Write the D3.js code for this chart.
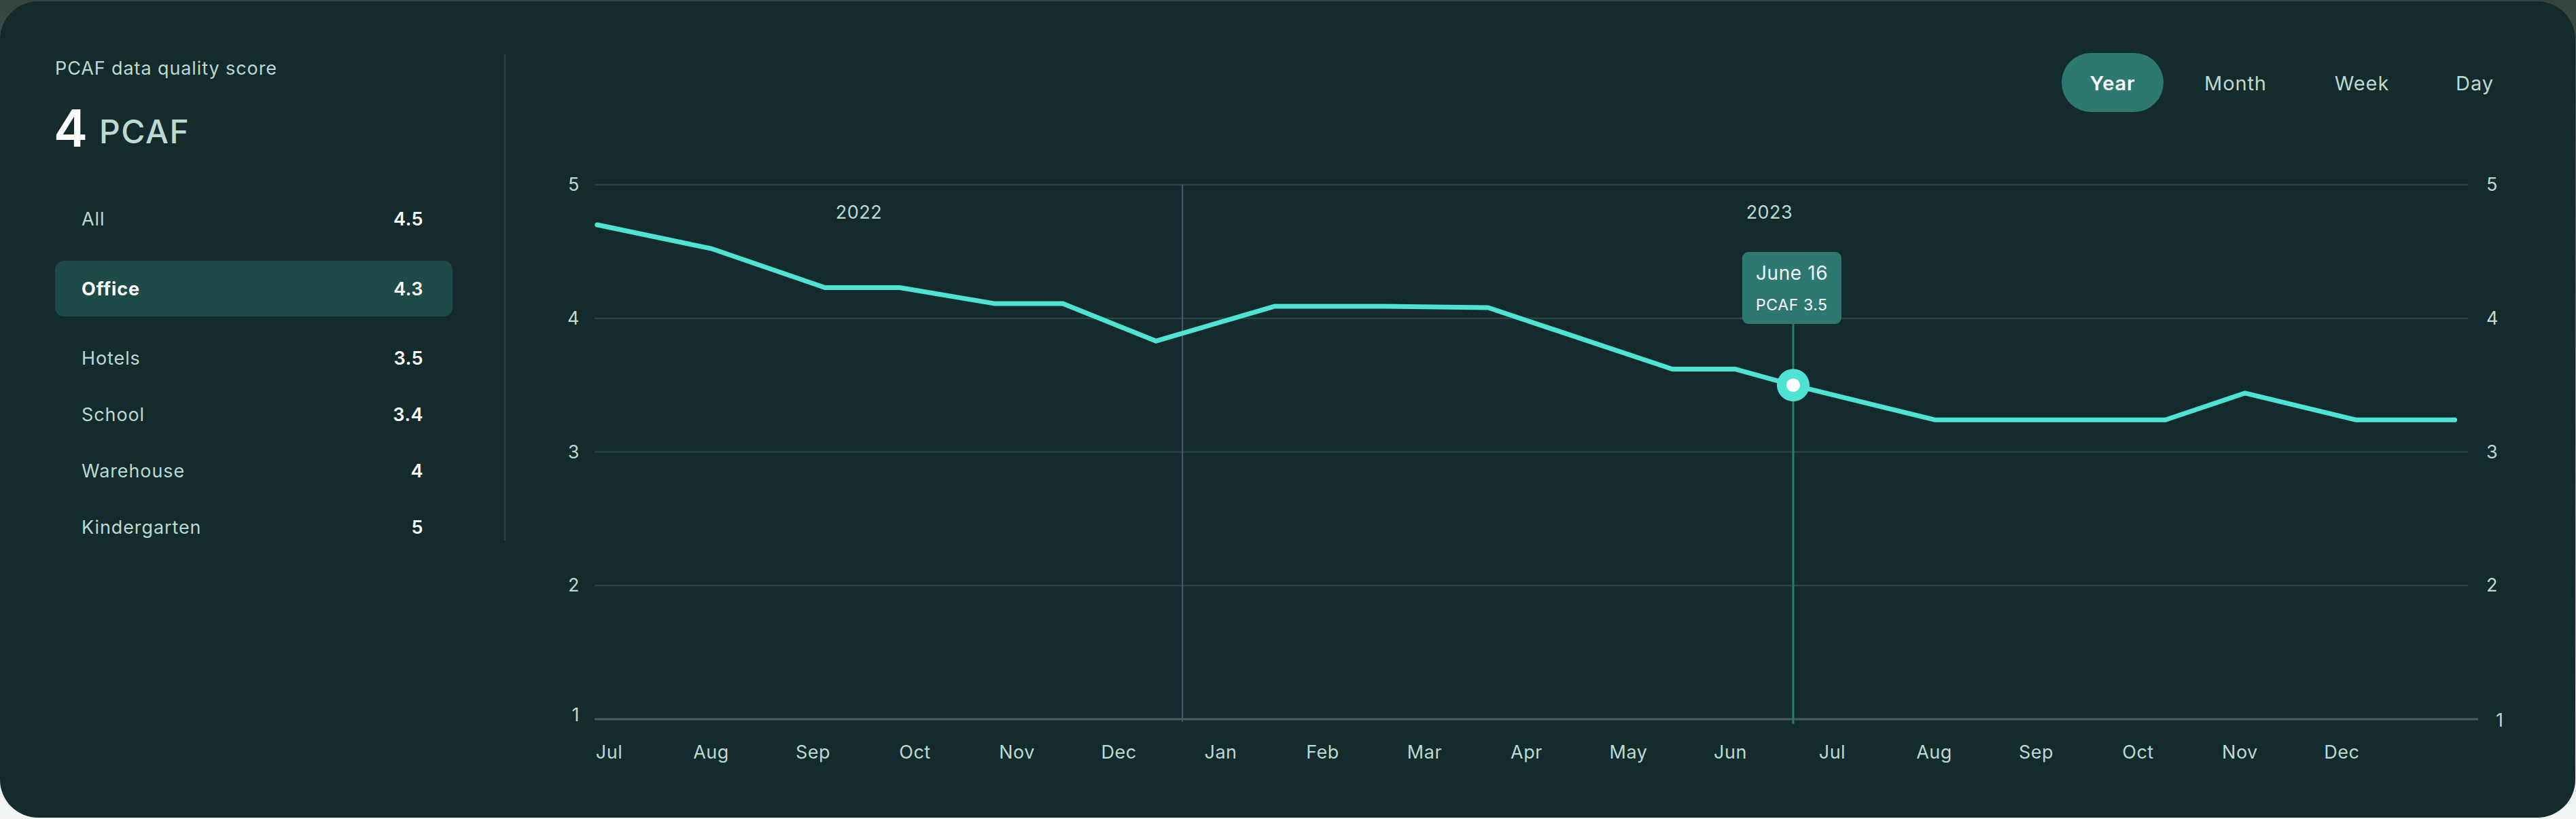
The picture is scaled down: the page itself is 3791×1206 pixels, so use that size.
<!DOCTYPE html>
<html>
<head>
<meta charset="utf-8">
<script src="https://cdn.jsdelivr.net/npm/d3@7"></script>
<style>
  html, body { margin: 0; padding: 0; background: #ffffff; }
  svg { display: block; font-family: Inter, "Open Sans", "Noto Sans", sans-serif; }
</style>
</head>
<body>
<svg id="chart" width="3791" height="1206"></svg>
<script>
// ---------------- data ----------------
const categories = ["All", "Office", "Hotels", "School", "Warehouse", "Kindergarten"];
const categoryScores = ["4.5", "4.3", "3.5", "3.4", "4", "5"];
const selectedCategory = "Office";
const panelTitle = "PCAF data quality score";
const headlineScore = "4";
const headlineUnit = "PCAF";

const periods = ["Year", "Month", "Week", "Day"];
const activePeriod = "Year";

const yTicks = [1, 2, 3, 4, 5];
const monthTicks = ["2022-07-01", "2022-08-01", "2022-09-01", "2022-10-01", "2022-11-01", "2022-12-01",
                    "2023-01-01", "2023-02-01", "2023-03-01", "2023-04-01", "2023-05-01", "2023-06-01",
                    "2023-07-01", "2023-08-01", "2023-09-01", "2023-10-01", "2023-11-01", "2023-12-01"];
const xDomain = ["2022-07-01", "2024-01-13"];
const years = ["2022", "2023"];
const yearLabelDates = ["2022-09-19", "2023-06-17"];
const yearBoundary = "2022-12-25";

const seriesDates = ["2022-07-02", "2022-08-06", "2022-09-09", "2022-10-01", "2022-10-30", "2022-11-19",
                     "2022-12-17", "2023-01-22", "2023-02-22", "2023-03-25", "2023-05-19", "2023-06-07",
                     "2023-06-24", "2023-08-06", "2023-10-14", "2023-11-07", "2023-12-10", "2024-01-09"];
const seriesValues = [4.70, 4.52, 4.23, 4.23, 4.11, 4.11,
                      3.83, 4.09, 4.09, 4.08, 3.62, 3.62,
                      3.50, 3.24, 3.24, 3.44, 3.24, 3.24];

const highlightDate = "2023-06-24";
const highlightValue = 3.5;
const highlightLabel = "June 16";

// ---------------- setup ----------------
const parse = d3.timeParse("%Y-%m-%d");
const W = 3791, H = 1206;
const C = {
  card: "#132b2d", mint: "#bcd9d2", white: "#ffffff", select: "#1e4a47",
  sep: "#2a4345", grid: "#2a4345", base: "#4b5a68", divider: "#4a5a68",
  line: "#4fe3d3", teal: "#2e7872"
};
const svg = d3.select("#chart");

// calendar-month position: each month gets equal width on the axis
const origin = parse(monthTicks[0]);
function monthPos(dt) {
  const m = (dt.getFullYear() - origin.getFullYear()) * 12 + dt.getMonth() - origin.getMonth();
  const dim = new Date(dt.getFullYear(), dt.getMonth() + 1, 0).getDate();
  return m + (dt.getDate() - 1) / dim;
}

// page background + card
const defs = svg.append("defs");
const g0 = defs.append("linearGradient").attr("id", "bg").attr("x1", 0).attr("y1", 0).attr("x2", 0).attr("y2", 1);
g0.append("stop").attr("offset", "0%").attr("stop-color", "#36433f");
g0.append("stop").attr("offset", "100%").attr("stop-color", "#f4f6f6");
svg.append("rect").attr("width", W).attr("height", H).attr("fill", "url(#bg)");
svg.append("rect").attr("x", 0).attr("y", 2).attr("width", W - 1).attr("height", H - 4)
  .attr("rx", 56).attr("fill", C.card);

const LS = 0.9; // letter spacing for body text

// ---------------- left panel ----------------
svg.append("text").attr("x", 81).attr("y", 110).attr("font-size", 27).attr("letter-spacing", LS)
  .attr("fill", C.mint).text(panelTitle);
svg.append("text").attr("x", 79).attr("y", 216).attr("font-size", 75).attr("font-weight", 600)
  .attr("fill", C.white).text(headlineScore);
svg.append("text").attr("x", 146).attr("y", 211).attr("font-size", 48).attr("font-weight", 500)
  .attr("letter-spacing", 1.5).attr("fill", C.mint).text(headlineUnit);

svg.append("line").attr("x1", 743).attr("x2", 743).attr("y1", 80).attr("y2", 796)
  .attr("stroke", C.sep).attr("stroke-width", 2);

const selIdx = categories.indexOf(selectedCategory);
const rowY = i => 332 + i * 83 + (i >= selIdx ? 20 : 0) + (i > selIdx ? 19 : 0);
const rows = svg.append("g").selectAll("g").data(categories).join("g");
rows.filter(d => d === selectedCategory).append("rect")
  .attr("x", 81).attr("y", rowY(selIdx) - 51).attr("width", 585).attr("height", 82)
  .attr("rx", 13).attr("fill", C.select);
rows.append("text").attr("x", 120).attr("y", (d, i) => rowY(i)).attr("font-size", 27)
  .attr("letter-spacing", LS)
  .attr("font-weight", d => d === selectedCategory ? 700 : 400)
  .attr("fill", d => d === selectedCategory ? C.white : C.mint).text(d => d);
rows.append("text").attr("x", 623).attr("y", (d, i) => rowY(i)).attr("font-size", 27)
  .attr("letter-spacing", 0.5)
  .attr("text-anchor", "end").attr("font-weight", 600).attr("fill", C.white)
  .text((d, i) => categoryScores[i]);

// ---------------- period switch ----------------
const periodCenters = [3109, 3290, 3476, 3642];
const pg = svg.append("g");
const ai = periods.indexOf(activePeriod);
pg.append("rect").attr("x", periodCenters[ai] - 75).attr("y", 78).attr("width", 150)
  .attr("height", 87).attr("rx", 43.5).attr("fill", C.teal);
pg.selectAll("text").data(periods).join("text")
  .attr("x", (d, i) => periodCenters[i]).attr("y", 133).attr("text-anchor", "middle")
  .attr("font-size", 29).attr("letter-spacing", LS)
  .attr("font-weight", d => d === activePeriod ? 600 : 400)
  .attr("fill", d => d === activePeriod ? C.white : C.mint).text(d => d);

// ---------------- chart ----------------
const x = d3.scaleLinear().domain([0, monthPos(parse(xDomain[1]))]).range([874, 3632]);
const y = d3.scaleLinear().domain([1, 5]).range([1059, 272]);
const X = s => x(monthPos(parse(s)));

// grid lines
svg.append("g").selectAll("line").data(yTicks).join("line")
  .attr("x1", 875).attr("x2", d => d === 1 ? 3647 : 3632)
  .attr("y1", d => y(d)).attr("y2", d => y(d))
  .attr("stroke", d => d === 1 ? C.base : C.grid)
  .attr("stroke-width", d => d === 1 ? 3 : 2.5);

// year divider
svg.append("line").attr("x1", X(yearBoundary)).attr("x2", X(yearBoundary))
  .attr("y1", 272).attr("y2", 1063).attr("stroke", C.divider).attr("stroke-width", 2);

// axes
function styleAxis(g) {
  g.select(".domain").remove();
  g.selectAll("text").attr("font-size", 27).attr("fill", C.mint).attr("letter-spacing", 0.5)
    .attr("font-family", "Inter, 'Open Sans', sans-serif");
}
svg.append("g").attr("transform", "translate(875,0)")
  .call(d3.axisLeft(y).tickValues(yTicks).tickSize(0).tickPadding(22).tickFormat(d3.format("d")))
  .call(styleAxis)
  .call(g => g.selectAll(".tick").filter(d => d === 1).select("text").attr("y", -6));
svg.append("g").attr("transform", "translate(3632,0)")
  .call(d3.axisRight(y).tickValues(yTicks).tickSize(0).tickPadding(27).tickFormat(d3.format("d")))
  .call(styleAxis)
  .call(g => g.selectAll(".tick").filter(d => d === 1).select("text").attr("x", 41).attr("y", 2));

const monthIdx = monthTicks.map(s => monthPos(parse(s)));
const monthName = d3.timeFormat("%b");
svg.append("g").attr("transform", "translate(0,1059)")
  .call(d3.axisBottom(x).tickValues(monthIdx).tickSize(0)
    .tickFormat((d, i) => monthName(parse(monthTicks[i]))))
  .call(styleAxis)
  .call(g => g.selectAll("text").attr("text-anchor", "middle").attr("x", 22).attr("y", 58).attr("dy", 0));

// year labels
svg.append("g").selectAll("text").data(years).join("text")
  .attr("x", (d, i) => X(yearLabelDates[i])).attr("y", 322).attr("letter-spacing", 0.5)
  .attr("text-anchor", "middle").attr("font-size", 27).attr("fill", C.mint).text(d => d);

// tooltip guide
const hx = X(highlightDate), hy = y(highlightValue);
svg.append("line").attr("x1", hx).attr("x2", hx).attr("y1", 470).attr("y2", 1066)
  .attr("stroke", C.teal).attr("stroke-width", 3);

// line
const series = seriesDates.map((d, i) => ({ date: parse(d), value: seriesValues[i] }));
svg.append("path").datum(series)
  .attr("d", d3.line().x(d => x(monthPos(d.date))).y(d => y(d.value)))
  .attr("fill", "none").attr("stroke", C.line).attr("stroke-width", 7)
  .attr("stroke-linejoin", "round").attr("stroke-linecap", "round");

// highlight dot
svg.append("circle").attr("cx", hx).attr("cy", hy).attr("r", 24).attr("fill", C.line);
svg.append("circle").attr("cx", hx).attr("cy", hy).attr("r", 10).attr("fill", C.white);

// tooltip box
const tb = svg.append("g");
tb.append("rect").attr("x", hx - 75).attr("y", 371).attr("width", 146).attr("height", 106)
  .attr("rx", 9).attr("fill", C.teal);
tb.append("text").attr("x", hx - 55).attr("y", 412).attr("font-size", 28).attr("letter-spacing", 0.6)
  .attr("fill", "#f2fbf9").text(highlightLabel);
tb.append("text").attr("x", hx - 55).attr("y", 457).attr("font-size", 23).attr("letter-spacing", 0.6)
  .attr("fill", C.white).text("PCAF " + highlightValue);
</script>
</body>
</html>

Short problem:
Using the listing above, locate the lines that hold "chart" and copy each one.

Written answer:
Write the D3.js code for this chart.
<svg id="chart" width="3791" height="1206"></svg>
const svg = d3.select("#chart");
// ---------------- chart ----------------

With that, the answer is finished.